In poche ore sono arrivate oltre 10mila firme per chiedere la nomina di un commissario per la sanità regionale che cambi la strategia lombarda per arginare la diffusione del coronavirus. In questi giorni nelle conversazioni telefoniche di qualsiasi lombardo c’è una domanda ricorrente: perché se siamo chiusi in casa da 40 giorni i nuovi contagi giornalieri continuano ad essere così alti? Chi sono i nuovi contagiati? Quanti anni hanno? Dove si sono infettati? L’assessore alla sanità Giulio Gallera ha infelicemente puntato il dito contro i bambini che giocano nei cortili e le troppe persone ancora in giro, ma la realtà raccontata dai dati sui controlli in strada è diversa.
SULLE 10 MILA PERSONE fermate mediamente ogni giorno a Milano il 95% è in regola con i permessi. Se l’assessore Gallera è in possesso di dati qualitativi sui nuovi contagiati dovrebbe condividerli con i cittadini che si stanno chiedendo, isolati nelle proprie case, cosa stiano facendo di sbagliato al quarantesimo giorno lockdown.

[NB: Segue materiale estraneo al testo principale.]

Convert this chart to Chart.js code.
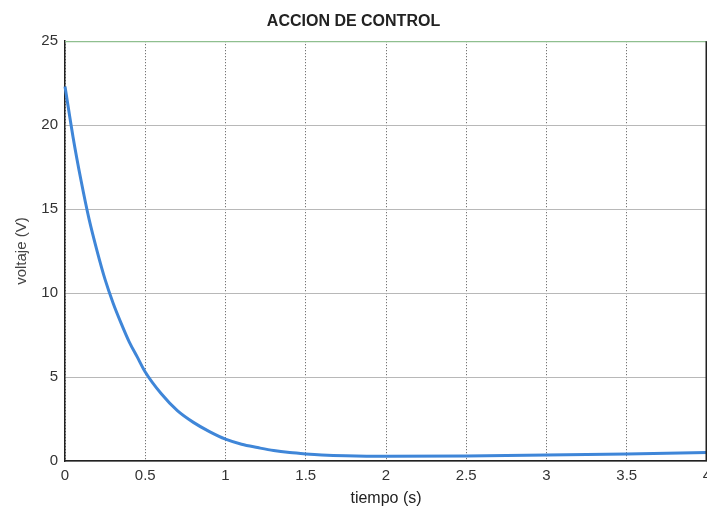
<!DOCTYPE html>
<html>
<head>
<meta charset="utf-8">
<script src="https://cdn.jsdelivr.net/npm/chart.js@4"></script>
<style>
html,body{margin:0;padding:0;background:#fff;}
#wrap{width:707px;height:508px;position:relative;}
</style>
</head>
<body>
<div id="wrap"><canvas id="c" width="707" height="508"></canvas></div>
<script>
const titleText = "ACCION DE CONTROL";
const xLabel = "tiempo (s)";
const yLabel = "voltaje (V)";
const timeValues = [0, 0.05, 0.1, 0.15, 0.2, 0.25, 0.3, 0.35, 0.4, 0.45, 0.5, 0.6, 0.7, 0.8, 0.9, 1.0, 1.1, 1.2, 1.3, 1.4, 1.5, 1.6, 1.75, 2.0, 2.5, 3.0, 3.5, 4.0];
const voltageValues = [22.3, 19.3, 16.7, 14.4, 12.5, 10.8, 9.4, 8.2, 7.1, 6.2, 5.3, 4.0, 3.0, 2.3, 1.75, 1.3, 1.0, 0.8, 0.62, 0.5, 0.42, 0.36, 0.31, 0.28, 0.3, 0.35, 0.42, 0.5];
const xTicks = [0, 0.5, 1, 1.5, 2, 2.5, 3, 3.5, 4];
const yTicks = [0, 5, 10, 15, 20, 25];

const points = timeValues.map((t, i) => ({x: t, y: voltageValues[i]}));

const framePlugin = {
  id: 'frame',
  afterDraw(chart) {
    const {ctx, chartArea: a} = chart;
    ctx.save();
    ctx.lineWidth = 1.2;
    ctx.strokeStyle = '#8fbf8f';
    ctx.beginPath(); ctx.moveTo(a.left, a.top + 0.5); ctx.lineTo(a.right, a.top + 0.5); ctx.stroke();
    ctx.strokeStyle = '#222';
    ctx.lineWidth = 1.5;
    ctx.beginPath(); ctx.moveTo(a.right - 0.75, a.top); ctx.lineTo(a.right - 0.75, a.bottom); ctx.stroke();
    ctx.restore();
  }
};

new Chart(document.getElementById('c'), {
  type: 'line',
  data: {
    datasets: [{
      data: points,
      borderColor: '#3f86d8',
      borderWidth: 3,
      pointRadius: 0,
      cubicInterpolationMode: 'monotone',
      fill: false,
      clip: false
    }]
  },
  options: {
    responsive: false,
    animation: false,
    layout: {padding: {left: 0, right: 0, top: 0, bottom: 0}},
    plugins: {
      legend: {display: false},
      tooltip: {enabled: false},
      title: {
        display: true,
        text: titleText,
        color: '#222',
        font: {family: 'Liberation Sans', size: 16, weight: 'bold'},
        padding: {top: 12, bottom: 10}
      }
    },
    scales: {
      x: {
        type: 'linear',
        min: 0, max: 4,
        afterBuildTicks(s) { s.ticks = xTicks.map(v => ({value: v})); },
        afterFit(s) { s.height = 47; s.paddingRight = 0; s.paddingLeft = 0; },
        ticks: {
          color: '#333',
          font: {family: 'Liberation Sans', size: 15},
          padding: 6,
          maxRotation: 0,
          autoSkip: false,
          callback: v => String(v)
        },
        grid: {
          color: '#555',
          drawTicks: false,
          lineWidth: 1
        },
        border: {display: true, color: '#222', width: 1.5, dash: [1, 2]},
        title: {
          display: true,
          text: xLabel,
          color: '#222',
          font: {family: 'Liberation Sans', size: 16},
          padding: {top: 0, bottom: 0}
        }
      },
      y: {
        type: 'linear',
        min: 0, max: 25,
        afterBuildTicks(s) { s.ticks = yTicks.map(v => ({value: v})); },
        afterFit(s) { s.width = 65; },
        ticks: {
          color: '#333',
          font: {family: 'Liberation Sans', size: 15},
          padding: 7
        },
        grid: {
          color: '#b8b8b8',
          drawTicks: false,
          lineWidth: 1
        },
        border: {display: true, color: '#222', width: 1.5},
        title: {
          display: true,
          text: yLabel,
          color: '#444',
          font: {family: 'Liberation Sans', size: 15},
          padding: {top: 13, bottom: 4}
        }
      }
    }
  },
  plugins: [framePlugin]
});
</script>
</body>
</html>
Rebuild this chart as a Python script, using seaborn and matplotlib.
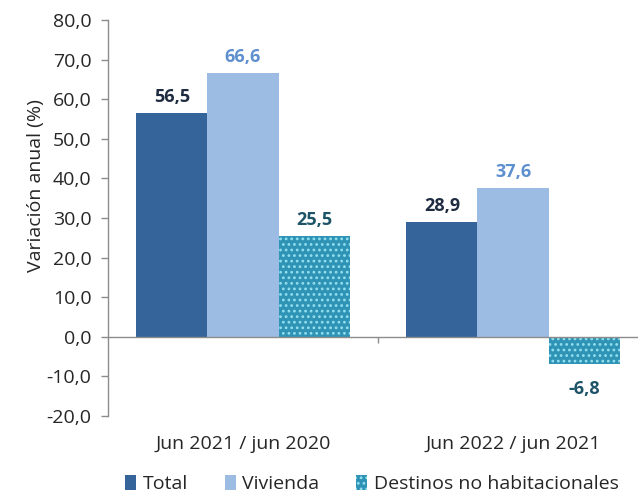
import matplotlib
matplotlib.use("Agg")
import matplotlib.pyplot as plt
import seaborn as sns
import pandas as pd
from matplotlib.patches import Patch
from matplotlib.ticker import FuncFormatter, MultipleLocator

periods = ["Jun 2021 / jun 2020", "Jun 2022 / jun 2021"]
series = ["Total", "Vivienda", "Destinos no habitacionales"]
total = [56.5, 28.9]
vivienda = [66.6, 37.6]
destinos = [25.5, -6.8]

colors = {"Total": "#34649A", "Vivienda": "#9CBCE4", "Destinos no habitacionales": "#2E93B4"}
label_colors = {"Total": "#1E2B40", "Vivienda": "#5E8FCF", "Destinos no habitacionales": "#1E5468"}
dot_color = "#93DFF0"

df = pd.DataFrame({
    "periodo": periods * 3,
    "serie": [s for s in series for _ in periods],
    "valor": total + vivienda + destinos,
})

sns.set_style("white")
plt.rcParams["font.family"] = ["Open Sans", "DejaVu Sans"]
plt.rcParams["hatch.linewidth"] = 1.2

FS = 14

fig = plt.figure(figsize=(6.38, 4.98), dpi=100)
ax = fig.add_axes([108 / 638, 82 / 498, 540 / 638, 396 / 498])

sns.barplot(data=df, x="periodo", y="valor", hue="serie", order=periods,
            hue_order=series, palette=colors, width=0.79, saturation=1,
            legend=False, ax=ax)

fmt = lambda v: f"{v:.1f}".replace(".", ",")

for cont, name in zip(ax.containers, series):
    for bar in cont:
        bar.set_linewidth(0)
        if name == "Destinos no habitacionales":
            bar.set_hatch("...")
            bar.set_edgecolor(dot_color)
        h = bar.get_height()
        xc = bar.get_x() + bar.get_width() / 2
        if h >= 0:
            ax.text(xc, h + 1.8, fmt(h), ha="center", va="bottom",
                    fontsize=FS - 1, fontweight="bold", color=label_colors[name])
        else:
            ax.text(xc, h - 4.0, fmt(h), ha="center", va="top",
                    fontsize=FS - 1, fontweight="bold", color=label_colors[name])

ax.set_xlim(-0.5, 1.5)
ax.set_ylim(-20, 80)
ax.yaxis.set_major_locator(MultipleLocator(10))
ax.yaxis.set_major_formatter(FuncFormatter(lambda v, p: fmt(v)))

for s in ["top", "right", "bottom"]:
    ax.spines[s].set_visible(False)
ax.spines["left"].set_color("#8C8C8C")
ax.spines["left"].set_linewidth(1)

ax.axhline(0, color="#8C8C8C", lw=1, zorder=3)
ax.vlines(0.5, -1.5, 0, color="#8C8C8C", lw=1, zorder=3)

ax.tick_params(axis="y", direction="out", length=5, width=1, color="#8C8C8C",
               pad=7, labelsize=FS, labelcolor="#262626", left=True)
ax.tick_params(axis="x", length=0, pad=14, labelsize=FS, labelcolor="#262626")

ax.set_xlabel("")
ax.set_ylabel("Variación anual (%)", fontsize=FS, color="#262626")
ax.yaxis.set_label_coords(-0.116, 0.583)

handles = [
    Patch(facecolor=colors["Total"], edgecolor="none", label="Total"),
    Patch(facecolor=colors["Vivienda"], edgecolor="none", label="Vivienda"),
    Patch(facecolor=colors["Destinos no habitacionales"], edgecolor=dot_color,
          hatch="...", linewidth=0, label="Destinos no habitacionales"),
]
fig.legend(handles=handles, loc="center", bbox_to_anchor=(372 / 638, 1 - 484 / 498),
           ncol=3, frameon=False, fontsize=FS, handlelength=0.55, handleheight=0.8,
           handletextpad=0.35, columnspacing=1.9, labelcolor="#262626")

fig.savefig("out.png", dpi=100)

«La gestione della sanità lombarda è stata la miglior alleata del Covid-19» sostiene Vittorio Agnoletto, medico del lavoro, attivista, tra i promotori della petizione online insieme a Costituzione Beni Comuni, Medicina Democratica, Milano In Comune, Possibile, Rifondazione, Sinistra Italiana, diverse associazioni, e sostenuta anche da esponenti del Pd come l’eurodeputato Pierfrancesco Majorino. «Sono totalmente d’accordo con l’idea di mettere un commissario straordinario in Regione Lombardia sul tema della Sanità» ha scritto Majorino su Facebook. «Fontana e Gallera non ce la fanno».
L’ANALISI che molti fanno è che la sanità lombarda non è stata in grado di arginare la diffusione del virus perché da anni ha introiettato al suo interno l’impostazione della sanità privata e perché in questo mese e mezzo sono stati commessi diversi errori. «La sanità privata è disinteressata alla prevenzione e si concentra sulla cura, quella pubblica cerca di prevenire anche per alleggerire i costi pubblici» spiega Agnoletto. «In Lombardia non c’è più una cultura della prevenzione e della sanità pubblica».
Nella crisi del coronavirus la prima linea rappresentata dai medici di base è stata lasciata sola, senza indicazioni precise e soprattutto senza sistemi di protezione. «Ricordo il 4 marzo quando la Regione ci ha chiamati per la prima volta per consegnarci mascherine e guanti» racconta un medico di famiglia milanese. «Erano già in ritardo perché erano già passati 15 giorni dalla scoperta del primo caso a Codogno, la beffa è stata che le mascherine erano insufficienti per tutti».
Travolti i medici di base, il virus è finito in ospedale e il mondo ospedaliero ha dovuto lavorare senza l’argine della medicina territoriale che avrebbe invece potuto alleggerire il carico sugli ospedali. «Il virus non è stato inseguito, non c’è stata una strategia sui tamponi, non è stata fatta sorveglianza sanitaria» dice ancora Vittorio Agnoletto.
OGGI A MILANO sono in tanti ad avere uno o più sintomatici in casa. Persone a cui non viene fatto il tampone e che a breve potrebbero essere richiamate a lavorare. Metà delle fabbriche lombarde, come raccontato su queste pagine, sta già lavorando. Presto potrebbero arrivare gli altri. Per convivere col virus si dovrà fare attenzione alle persone in quarantena.
A Milano l’hotel Michelangelo messo a disposizione dal Comune viene utilizzato a metà dalla Regione Lombardia. «Attualmente ospitiamo 102 persone su quasi 300 posti» hanno spiegato gli assessori milanesi Maran e Tajani. «Ne ospitiamo 102 perché non ce ne mandano di più e viene da chiedersi se davvero non esista una domanda superiore».
Non solo le petizioni online, ieri 104 sindaci dell’area milanese, tra cui quello di Milano Giuseppe Sala, hanno mandato una lettera critica ai vertici della sanità lombarda chiedendo controlli per chi sta completando la quarantena e dovrà rientrare al lavoro e più assistenza domiciliare tramite le Unità mediche speciali di Continuità assistenziale.